Interessante ver como diferentes concepções de como abordar um assunto geram matérias diferentes que acabam sendo boas para seu objetivo só que insuficientes se se considera o quadro maior. Comparando as matérias “Grupo de físicos com brasileiros captura átomo de antimatéria” (no impresso, aqui), da Folha, e “Cientistas conseguem criar e armazenar átomos de antimatéria pela primeira vez“, do Estadão, a gente aprende alguma coisa sobre jornalismo científico. Logo pelos títulos dá pra ler as intenções.
Neste post, eu falei sobre o título problemático de uma matéria da Folha, dentro do jornalismo científico. Nesse caso atual, há problema similar: a minha primeira impressão frente a chamada foi a de pensar que esses “átomos de antimatéria” existiam, eram de difícil alcance e os pesquisadores desenvolveram um método para aprisioná-los. Não é isso. Os cientistas, na verdade, criam essas partículas e, então, tem a chance de mantê-las, o que é evidente na chamada do Estadão. Só que a situação aqui é menos de imprecisão e mais de opção de abordagem.

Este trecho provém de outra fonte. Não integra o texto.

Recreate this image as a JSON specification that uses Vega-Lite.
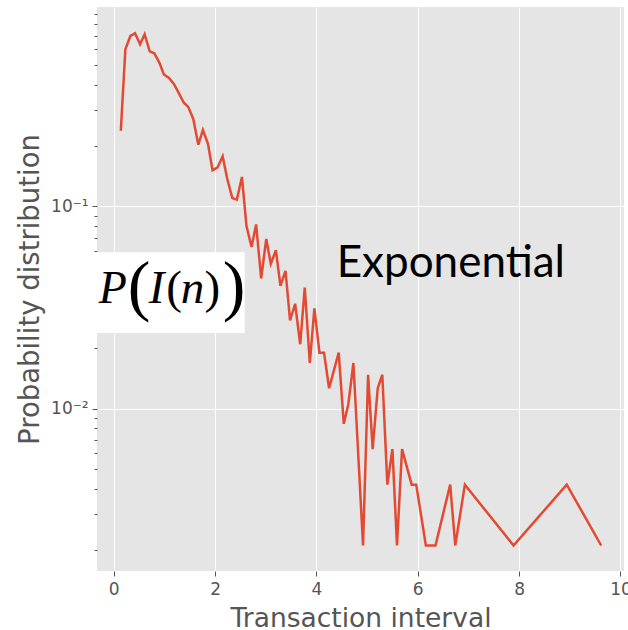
{
  "$schema": "https://vega.github.io/schema/vega-lite/v6.json",
  "width": 527,
  "height": 564,
  "autosize": {"type": "none"},
  "padding": {"left": 97, "top": 7, "right": 4, "bottom": 59},
  "background": "white",
  "config": {"view": {"fill": "#E5E5E5", "stroke": null}},
  "layer": [
    {
      "data": {"values": [
        {"interval": 0.14, "probability": 0.237},
        {"interval": 0.23, "probability": 0.600},
        {"interval": 0.33, "probability": 0.698},
        {"interval": 0.42, "probability": 0.719},
        {"interval": 0.52, "probability": 0.635},
        {"interval": 0.61, "probability": 0.711},
        {"interval": 0.71, "probability": 0.586},
        {"interval": 0.80, "probability": 0.573},
        {"interval": 0.90, "probability": 0.515},
        {"interval": 0.99, "probability": 0.450},
        {"interval": 1.09, "probability": 0.432},
        {"interval": 1.19, "probability": 0.403},
        {"interval": 1.28, "probability": 0.366},
        {"interval": 1.38, "probability": 0.327},
        {"interval": 1.47, "probability": 0.311},
        {"interval": 1.57, "probability": 0.271},
        {"interval": 1.67, "probability": 0.202},
        {"interval": 1.76, "probability": 0.239},
        {"interval": 1.86, "probability": 0.204},
        {"interval": 1.95, "probability": 0.151},
        {"interval": 2.05, "probability": 0.156},
        {"interval": 2.15, "probability": 0.177},
        {"interval": 2.24, "probability": 0.137},
        {"interval": 2.34, "probability": 0.110},
        {"interval": 2.43, "probability": 0.108},
        {"interval": 2.53, "probability": 0.140},
        {"interval": 2.62, "probability": 0.080},
        {"interval": 2.72, "probability": 0.063},
        {"interval": 2.81, "probability": 0.0815},
        {"interval": 2.91, "probability": 0.044},
        {"interval": 3.01, "probability": 0.069},
        {"interval": 3.10, "probability": 0.052},
        {"interval": 3.20, "probability": 0.0607},
        {"interval": 3.29, "probability": 0.0405},
        {"interval": 3.39, "probability": 0.048},
        {"interval": 3.48, "probability": 0.0273},
        {"interval": 3.58, "probability": 0.033},
        {"interval": 3.68, "probability": 0.0208},
        {"interval": 3.77, "probability": 0.0397},
        {"interval": 3.87, "probability": 0.0168},
        {"interval": 3.96, "probability": 0.0313},
        {"interval": 4.06, "probability": 0.0189},
        {"interval": 4.15, "probability": 0.0189},
        {"interval": 4.25, "probability": 0.0126},
        {"interval": 4.44, "probability": 0.0189},
        {"interval": 4.54, "probability": 0.0084},
        {"interval": 4.63, "probability": 0.0105},
        {"interval": 4.73, "probability": 0.0168},
        {"interval": 4.92, "probability": 0.0021},
        {"interval": 5.02, "probability": 0.0147},
        {"interval": 5.11, "probability": 0.0063},
        {"interval": 5.21, "probability": 0.0126},
        {"interval": 5.30, "probability": 0.0147},
        {"interval": 5.40, "probability": 0.0042},
        {"interval": 5.50, "probability": 0.0063},
        {"interval": 5.59, "probability": 0.0021},
        {"interval": 5.69, "probability": 0.0063},
        {"interval": 5.88, "probability": 0.0042},
        {"interval": 5.97, "probability": 0.0042},
        {"interval": 6.16, "probability": 0.0021},
        {"interval": 6.35, "probability": 0.0021},
        {"interval": 6.64, "probability": 0.0042},
        {"interval": 6.74, "probability": 0.0021},
        {"interval": 6.93, "probability": 0.0042},
        {"interval": 7.89, "probability": 0.0021},
        {"interval": 8.94, "probability": 0.0042},
        {"interval": 9.62, "probability": 0.0021}
      ]},
      "mark": {"type": "line", "color": "#E24A33", "strokeWidth": 2.5},
      "encoding": {
        "x": {
          "field": "interval", "type": "quantitative",
          "scale": {"domain": [-0.33, 10.07], "nice": false, "zero": false},
          "axis": {
            "values": [0, 2, 4, 6, 8, 10], "format": "d",
            "domain": false, "grid": true, "gridColor": "white", "gridWidth": 1,
            "tickColor": "#555555", "tickSize": 5, "tickWidth": 1,
            "labelFont": "DejaVu Sans", "labelFontSize": 17, "labelColor": "#555555",
            "labelPadding": 5, "labelFlush": false, "labelOverlap": false,
            "title": "Transaction interval", "titleFont": "DejaVu Sans", "titleFontSize": 26.5,
            "titleFontWeight": "normal", "titleColor": "#555555", "titleY": 55, "titleBaseline": "alphabetic"
          }
        },
        "y": {
          "field": "probability", "type": "quantitative",
          "scale": {"type": "log", "domain": [0.0015704, 0.97051], "nice": false},
          "axis": {
            "values": [0.002, 0.003, 0.004, 0.005, 0.006, 0.007, 0.008, 0.009, 0.01, 0.02, 0.03, 0.04, 0.05, 0.06, 0.07, 0.08, 0.09, 0.1, 0.2, 0.3, 0.4, 0.5, 0.6, 0.7, 0.8, 0.9],
            "labelExpr": "datum.value == 0.1 ? '10⁻¹' : (datum.value == 0.01 ? '10⁻²' : '')",
            "domain": false, "grid": true, "gridColor": "white", "gridWidth": 1,
            "gridOpacity": {"condition": {"test": "datum.value == 0.1 || datum.value == 0.01", "value": 1}, "value": 0},
            "tickSize": {"condition": {"test": "datum.value == 0.1 || datum.value == 0.01", "value": 5}, "value": 3},
            "tickColor": "#555555", "tickWidth": 1,
            "labelFont": "DejaVu Sans", "labelFontSize": 17, "labelColor": "#555555",
            "labelPadding": 4, "labelOverlap": false,
            "title": "Probability distribution", "titleFont": "DejaVu Sans", "titleFontSize": 27.5,
            "titleFontWeight": "normal", "titleColor": "#555555", "titleX": -59, "titleBaseline": "alphabetic"
          }
        }
      }
    },
    {
      "data": {"values": [{}]},
      "mark": {"type": "rect", "color": "white", "opacity": 1},
      "encoding": {
        "x": {"datum": -0.7, "type": "quantitative"},
        "x2": {"datum": 2.585},
        "y": {"datum": 0.0593, "type": "quantitative"},
        "y2": {"datum": 0.02362}
      }
    },
    {
      "data": {"values": [{}]},
      "mark": {"type": "text", "text": "P", "font": "Liberation Serif", "fontStyle": "italic", "fontSize": 46, "align": "left", "baseline": "alphabetic", "color": "black"},
      "encoding": {"x": {"datum": -0.296, "type": "quantitative"}, "y": {"datum": 0.03322, "type": "quantitative"}}
    },
    {
      "data": {"values": [{}]},
      "mark": {"type": "text", "text": "(", "font": "Liberation Serif", "fontSize": 68, "align": "left", "baseline": "alphabetic", "color": "black"},
      "encoding": {"x": {"datum": 0.276, "type": "quantitative"}, "y": {"datum": 0.03139, "type": "quantitative"}}
    },
    {
      "data": {"values": [{}]},
      "mark": {"type": "text", "text": "I", "font": "Liberation Serif", "fontStyle": "italic", "fontSize": 47, "align": "left", "baseline": "alphabetic", "color": "black"},
      "encoding": {"x": {"datum": 0.69, "type": "quantitative"}, "y": {"datum": 0.03322, "type": "quantitative"}}
    },
    {
      "data": {"values": [{}]},
      "mark": {"type": "text", "text": "(", "font": "Liberation Serif", "fontSize": 47, "align": "left", "baseline": "alphabetic", "color": "black"},
      "encoding": {"x": {"datum": 1.035, "type": "quantitative"}, "y": {"datum": 0.03322, "type": "quantitative"}}
    },
    {
      "data": {"values": [{}]},
      "mark": {"type": "text", "text": "n", "font": "Liberation Serif", "fontStyle": "italic", "fontSize": 47, "align": "left", "baseline": "alphabetic", "color": "black"},
      "encoding": {"x": {"datum": 1.321, "type": "quantitative"}, "y": {"datum": 0.03322, "type": "quantitative"}}
    },
    {
      "data": {"values": [{}]},
      "mark": {"type": "text", "text": ")", "font": "Liberation Serif", "fontSize": 47, "align": "left", "baseline": "alphabetic", "color": "black"},
      "encoding": {"x": {"datum": 1.789, "type": "quantitative"}, "y": {"datum": 0.03322, "type": "quantitative"}}
    },
    {
      "data": {"values": [{}]},
      "mark": {"type": "text", "text": ")", "font": "Liberation Serif", "fontSize": 68, "align": "left", "baseline": "alphabetic", "color": "black"},
      "encoding": {"x": {"datum": 2.150, "type": "quantitative"}, "y": {"datum": 0.03139, "type": "quantitative"}}
    },
    {
      "data": {"values": [{}]},
      "mark": {"type": "text", "text": "Exponential", "font": "Lato", "fontSize": 44, "align": "left", "baseline": "alphabetic", "color": "black"},
      "encoding": {"x": {"datum": 4.40, "type": "quantitative"}, "y": {"datum": 0.04464, "type": "quantitative"}}
    }
  ]
}
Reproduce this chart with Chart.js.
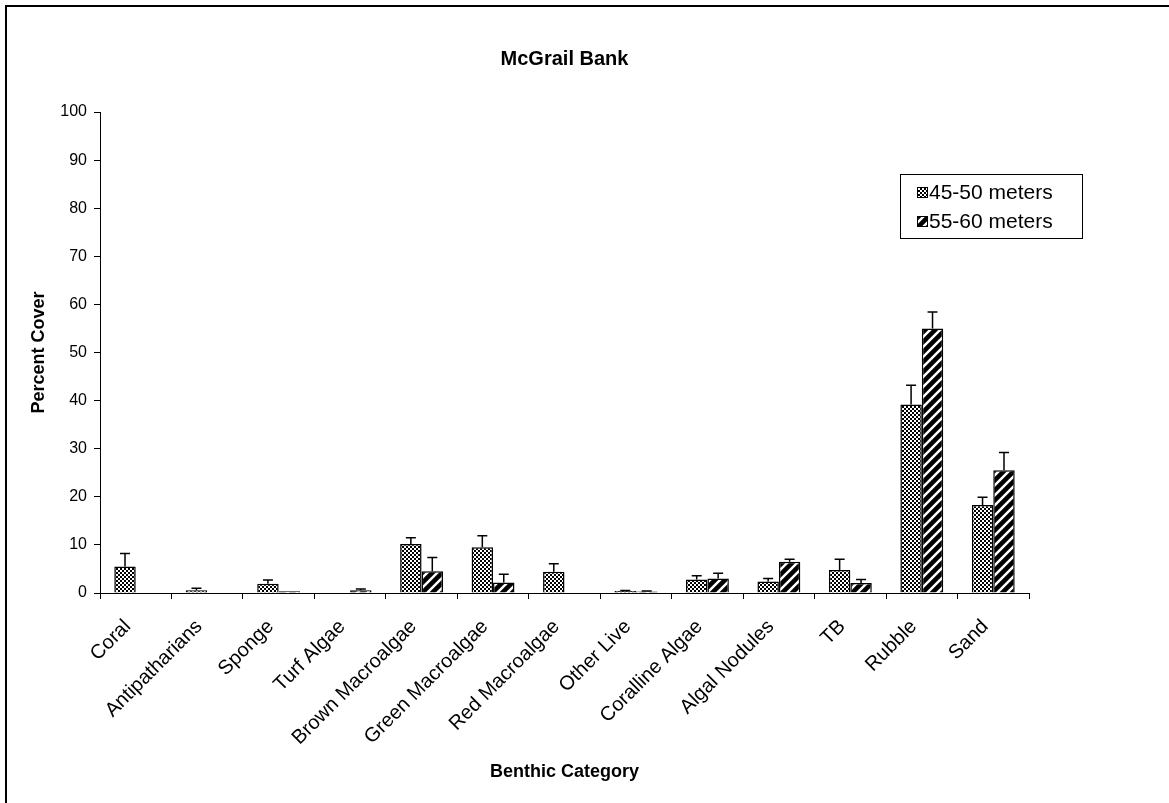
<!DOCTYPE html>
<html>
<head>
<meta charset="utf-8">
<script src="https://cdn.jsdelivr.net/npm/chart.js@4/dist/chart.umd.min.js"></script>
<style>
	html, body { margin: 0; padding: 0; background: #fff; }
	#wrap { position: relative; width: 1169px; height: 803px; }
</style>
</head>
<body>
<div id="wrap"><canvas id="McGrailChart" width="1169" height="803"></canvas></div>
<script>
// categories and values
var categories = ['Coral', 'Antipatharians', 'Sponge', 'Turf Algae', 'Brown Macroalgae', 'Green Macroalgae',
	'Red Macroalgae', 'Other Live', 'Coralline Algae', 'Algal Nodules', 'TB', 'Rubble', 'Sand'];
var shallowValues = [5.5, 0.55, 1.9, 0, 10.2, 9.5, 4.4, 0.4, 2.8, 2.4, 4.8, 39.2, 18.3];
var shallowErrors = [2.7, 0.45, 0.8, 0, 1.3, 2.4, 1.7, 0.1, 0.8, 0.6, 2.2, 4.0, 1.6];
var deepValues = [0.1, 0, 0.35, 0.55, 4.5, 2.2, 0, 0.3, 3.0, 6.5, 2.1, 55.0, 25.5];
var deepErrors = [0, 0, 0, 0.3, 2.9, 1.7, 0, 0.1, 1.1, 0.5, 0.7, 3.4, 3.7];
var seriesLabels = ['45-50 meters', '55-60 meters'];

const FONT = "'Liberation Sans', Arial, sans-serif";

function checkerPattern(ctx) {
	var c = document.createElement('canvas');
	c.width = 4; c.height = 4;
	var g = c.getContext('2d');
	g.fillStyle = '#fff';
	g.fillRect(0, 0, 4, 4);
	g.fillStyle = '#000';
	g.fillRect(0, 0, 2, 2);
	g.fillRect(2, 2, 2, 2);
	return ctx.createPattern(c, 'repeat');
}

function stripePattern(ctx) {
	var c = document.createElement('canvas');
	c.width = 10; c.height = 10;
	var g = c.getContext('2d');
	g.fillStyle = '#000';
	g.fillRect(0, 0, 10, 10);
	g.strokeStyle = '#fff';
	g.lineWidth = 2.5;
	[[-5, 5, 5, -5], [0, 10, 10, 0], [5, 15, 15, 5]].forEach(function (s) {
		g.beginPath();
		g.moveTo(s[0], s[1]);
		g.lineTo(s[2], s[3]);
		g.stroke();
	});
	return ctx.createPattern(c, 'repeat');
}

// frame (only top and left edges show in the picture)
const framePlugin = {
	id: 'frame',
	afterDraw(chart) {
		var ctx = chart.ctx;
		ctx.save();
		ctx.fillStyle = '#000';
		ctx.fillRect(5, 5, 1164, 2);
		ctx.fillRect(5, 5, 2, 798);
		ctx.restore();
	}
};

// upward error bars
const errorBarPlugin = {
	id: 'errorBars',
	afterDatasetsDraw(chart) {
		var ctx = chart.ctx;
		var yScale = chart.scales.y;
		ctx.save();
		ctx.strokeStyle = '#000';
		ctx.lineWidth = 1.5;
		chart.data.datasets.forEach(function (ds, i) {
			var meta = chart.getDatasetMeta(i);
			meta.data.forEach(function (bar, j) {
				var err = ds.errors[j];
				if (!err) return;
				var yTop = yScale.getPixelForValue(ds.data[j] + err);
				ctx.beginPath();
				ctx.moveTo(bar.x, bar.y);
				ctx.lineTo(bar.x, yTop);
				ctx.moveTo(bar.x - 5, yTop);
				ctx.lineTo(bar.x + 5, yTop);
				ctx.stroke();
			});
		});
		ctx.restore();
	}
};

// boxed legend inside the plot, top right
const boxLegendPlugin = {
	id: 'boxLegend',
	afterDraw(chart) {
		var ctx = chart.ctx;
		var left = 900, top = 174, w = 182, h = 64;
		ctx.save();
		ctx.fillStyle = '#fff';
		ctx.fillRect(left, top, w, h);
		ctx.strokeStyle = '#000';
		ctx.lineWidth = 1;
		ctx.strokeRect(left + 0.5, top + 0.5, w, h);
		ctx.font = '21px ' + FONT;
		ctx.textBaseline = 'middle';
		chart.data.datasets.forEach(function (ds, i) {
			var cy = top + 18 + i * 29;
			ctx.fillStyle = ds.backgroundColor;
			ctx.fillRect(917, cy - 5, 11, 11);
			ctx.strokeRect(917.5, cy - 4.5, 10, 10);
			ctx.fillStyle = '#000';
			ctx.fillText(ds.label, 929, cy + 1);
		});
		ctx.restore();
	}
};

document.addEventListener('DOMContentLoaded', initializeMcGrailChart);

function initializeMcGrailChart() {
	const ctx = document.getElementById('McGrailChart').getContext('2d');

	new Chart(ctx, {
		type: 'bar',
		data: {
			labels: categories,
			datasets: [
				{ label: seriesLabels[0], data: shallowValues, errors: shallowErrors,
					backgroundColor: checkerPattern(ctx), borderColor: '#000', borderWidth: 1.5 },
				{ label: seriesLabels[1], data: deepValues, errors: deepErrors,
					backgroundColor: stripePattern(ctx), borderColor: '#000', borderWidth: 1.5 }
			]
		},
		options: {
			responsive: false,
			animation: false,
			layout: { padding: { left: 0, right: 140, top: 0, bottom: 0 } },
			datasets: { bar: { categoryPercentage: 0.6, barPercentage: 1.0 } },
			plugins: {
				legend: { display: false },
				tooltip: { enabled: false },
				title: {
					display: true,
					text: 'McGrail Bank',
					fullSize: false,
					color: '#000',
					font: { family: FONT, size: 20, weight: 'bold' },
					padding: { top: 47, bottom: 41 }
				}
			},
			scales: {
				x: {
					grid: { display: true, offset: true, drawOnChartArea: false, drawTicks: true,
						tickLength: 6, color: '#000', lineWidth: 1 },
					border: { color: '#000', width: 1 },
					ticks: { color: '#000', font: { family: FONT, size: 20 }, maxRotation: 45, minRotation: 45,
						autoSkip: false, padding: 16, labelOffset: -8 },
					title: { display: true, text: 'Benthic Category', color: '#000',
						font: { family: FONT, size: 18, weight: 'bold' }, padding: { top: 0, bottom: 20 } },
					afterFit(scale) { scale.height = 210; }
				},
				y: {
					min: 0,
					max: 100,
					grid: { display: true, drawOnChartArea: false, drawTicks: true, tickLength: 6,
						color: '#000', lineWidth: 1 },
					border: { color: '#000', width: 1 },
					ticks: { stepSize: 10, color: '#000', font: { family: FONT, size: 16 }, padding: 7 },
					title: { display: true, text: 'Percent Cover', color: '#000',
						font: { family: FONT, size: 18, weight: 'bold' }, padding: { top: 28, bottom: 0 } },
					afterFit(scale) { scale.width = 100; }
				}
			}
		},
		plugins: [errorBarPlugin, boxLegendPlugin, framePlugin]
	});
}
</script>
</body>
</html>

Achar o habitual no complexo
Evidentemente, o jornalista da Folha escolheu destacar a presença de pesquisadores brasileiros na equipe. É um modo de atrair o interesse de um leitor eventual para um assunto distante; teve o valor de encontrar o habitual para seu público-alvo. Na segunda matéria, essa participação nem é citada. Outras qualidades da primeira são explicar o processo de criação e ‘captura’ através de um infográfico e expor o assunto em uma linguagem bastante simples, com uns toques coloquiais, até.
A matéria do Estadão é tão clara quanto, e tenta trazer o tema para o cotidiano de uma outra forma. No pé da matéria, ficamos sabendo que “a produção e estabilização de antimatéria é ponto de partida” de Anjos e Demônios, do escritor de best-sellers Dan Brown. Como há no autor pretensões de espalhar verdades escondidas por imensas conspirações, destacar o desmentido do instituto de pesquisa tem seu valor.
No texto, também temos acesso a detalhes inexistentes na matéria da Folha (talvez pela tentativa de ser mais popular). Esse processo de criação de antimatéria é, por exemplo, algo comum: “essa característica é usada na tecnologia médica, onde a chamada tomografia PET se vale da desintegração de pósitrons para gerar os sinais que são captados pelo equipamento de imagem“.
Esclarecer procedimentos técnicos
No que se refere a como os cientistas mantém essa antimatéria existindo, a Folha deu mais atenção à “armadilha eletromagnética” e o Estadão ao resfriamento intenso que desacelera as partículas. No primeiro texto, só sabemos de passagem, no infográfico, que houve mudança de temperatura, ao mesmo tempo que se demonstra a importância e se simplifica os campos de magnetismo. No segundo, esses campos são só citados, mas sabemos a temperatura exata a que os átomos são levados.
A temperatura dos antiátomos formados foi de 0,5º K, ou meio grau acima do zero absoluto. O vácuo do espaço, entre as estrelas, tem uma temperatura de 2,7º K.
Nesse trecho, uma leitora encontrou um erro: “Não são °K e sim somente K (Kelvin), é uma escala absoluta“. Erro pequeno que prejudica a reportagem toda; já havia um leitor dizendo que “é uma vergonha que uma garota novinha tenha que ensinar como os jornalistas deveriam escrever um artigo científico. Nota 0 pro Estadão”.
E daí?
Mas a matéria da Folha vence de longe quando destaca qual a utilidade da descoberta, seus desenvolvimentos futuros, o “e daí?” da notícia.
“A ideia, agora, é estudar os antiátomos em busca de pistas sobre propriedades fundamentais das partículas. No futuro, grandes quantidades de antimatéria também poderiam servir como supercombustível. E o grupo espera usar os antiátomos para investigar como a gravidade age sobre a antimatéria. Especula-se que essas partículas possam reagir à gravitação como uma força repulsiva, em vez de atrativa.”
Nem sombra disso no Estadão.
No fim das contas
Que matéria você acha que se saiu melhor?